I guess that makes me a tuatara, eh? Much as I’m capable of setting aside my honest-to-goodness sensibilities in order to maximise profit; I just *can’t*. If for no other reason than the fact that I’d feel sick to my stomach – clichéd as that may be. I haven’t been working for the past eight months, leaving a job I’d been at for going on four years. Bureaucracy– that’s what drove me away, and keeps me from wanting to do anything corporate again. That and my boss saying: “…chain of command” ad nauseum. Told him once that I’d strangle him with said chain if he brought that up again.
We share the same thoughts on this matter. All I can say is that a “kinder” world lives on in those of us who keep it. However little we may tend to it, so it will remain. I *refuse* to let go of it entirely.

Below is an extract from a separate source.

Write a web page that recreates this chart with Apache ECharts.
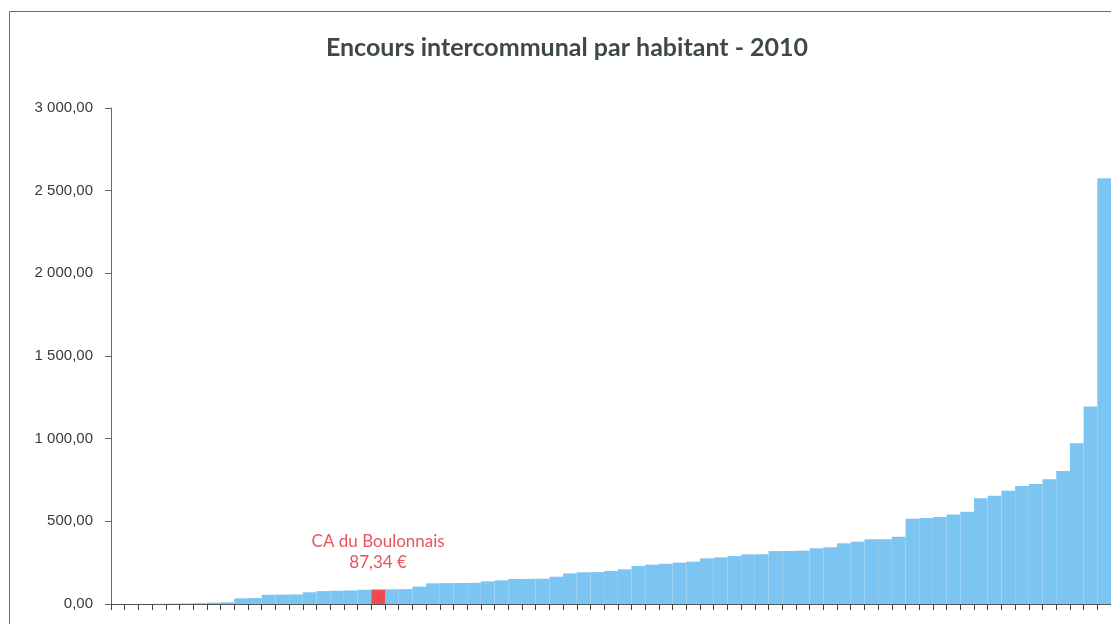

There are some people who sit at helplines all night without being paid for it and don’t mention it on their CV. Veganism and vegetarianism are on the increase. Slavery became illegal in the UK in 1833. There has been a huge drop in global poverty since 1987. Rape within marriage became illegal in the UK in 1992. Scotland banned smacking children in 2020 and now children have the same legal protection from assault as adults. Things are progressing slowly.
I feel like the Scots dropped the ball there. With children no longer terrified of going home, who’s gonna terrorise the estates?